Quote the whole listing word for word. Do not include the pictures.
-- Begin Data extract --
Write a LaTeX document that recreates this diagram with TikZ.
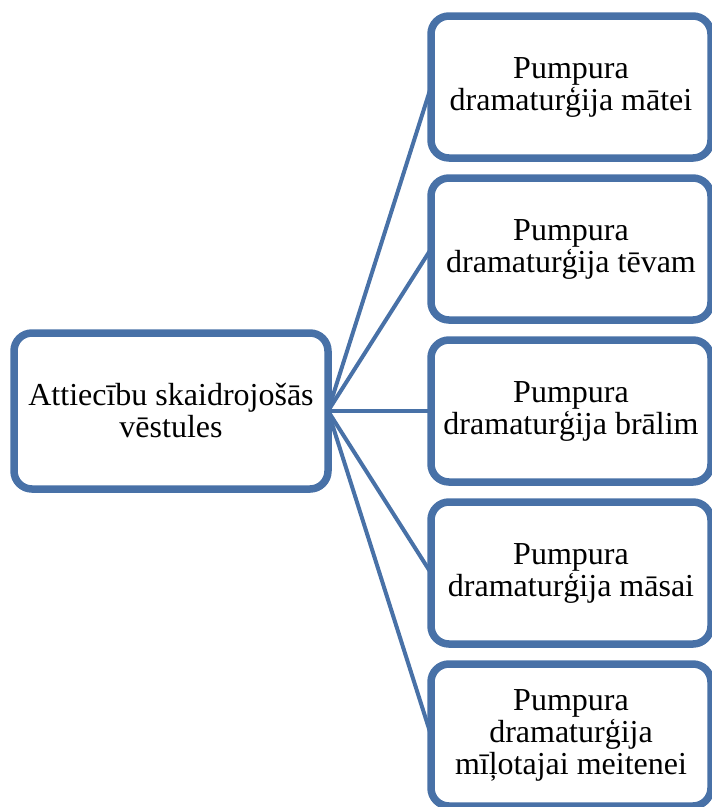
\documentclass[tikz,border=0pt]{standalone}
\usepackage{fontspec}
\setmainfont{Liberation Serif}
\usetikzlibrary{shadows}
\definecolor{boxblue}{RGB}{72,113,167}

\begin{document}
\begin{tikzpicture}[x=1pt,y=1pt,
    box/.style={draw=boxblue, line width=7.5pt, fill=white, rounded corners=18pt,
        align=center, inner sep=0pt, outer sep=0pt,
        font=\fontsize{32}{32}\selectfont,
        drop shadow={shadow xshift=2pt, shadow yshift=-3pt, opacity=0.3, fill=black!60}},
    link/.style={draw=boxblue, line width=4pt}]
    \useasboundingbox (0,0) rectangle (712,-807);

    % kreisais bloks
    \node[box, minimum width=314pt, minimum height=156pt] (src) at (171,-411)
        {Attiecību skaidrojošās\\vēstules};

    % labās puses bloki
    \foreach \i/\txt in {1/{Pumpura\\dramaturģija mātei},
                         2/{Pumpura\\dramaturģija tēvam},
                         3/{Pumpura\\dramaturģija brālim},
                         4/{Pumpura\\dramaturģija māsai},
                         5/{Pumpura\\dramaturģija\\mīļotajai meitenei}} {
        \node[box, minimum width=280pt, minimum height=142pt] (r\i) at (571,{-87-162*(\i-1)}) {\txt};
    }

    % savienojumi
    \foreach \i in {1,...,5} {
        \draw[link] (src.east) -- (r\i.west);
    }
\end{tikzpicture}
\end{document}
-- End Data extract --
*Written reply*:
Write a LaTeX document that recreates this diagram with TikZ.
\documentclass[tikz,border=0pt]{standalone}
\usepackage{fontspec}
\setmainfont{Liberation Serif}
\usetikzlibrary{shadows}
\definecolor{boxblue}{RGB}{72,113,167}

\begin{document}
\begin{tikzpicture}[x=1pt,y=1pt,
    box/.style={draw=boxblue, line width=7.5pt, fill=white, rounded corners=18pt,
        align=center, inner sep=0pt, outer sep=0pt,
        font=\fontsize{32}{32}\selectfont,
        drop shadow={shadow xshift=2pt, shadow yshift=-3pt, opacity=0.3, fill=black!60}},
    link/.style={draw=boxblue, line width=4pt}]
    \useasboundingbox (0,0) rectangle (712,-807);

    % kreisais bloks
    \node[box, minimum width=314pt, minimum height=156pt] (src) at (171,-411)
        {Attiecību skaidrojošās\\vēstules};

    % labās puses bloki
    \foreach \i/\txt in {1/{Pumpura\\dramaturģija mātei},
                         2/{Pumpura\\dramaturģija tēvam},
                         3/{Pumpura\\dramaturģija brālim},
                         4/{Pumpura\\dramaturģija māsai},
                         5/{Pumpura\\dramaturģija\\mīļotajai meitenei}} {
        \node[box, minimum width=280pt, minimum height=142pt] (r\i) at (571,{-87-162*(\i-1)}) {\txt};
    }

    % savienojumi
    \foreach \i in {1,...,5} {
        \draw[link] (src.east) -- (r\i.west);
    }
\end{tikzpicture}
\end{document}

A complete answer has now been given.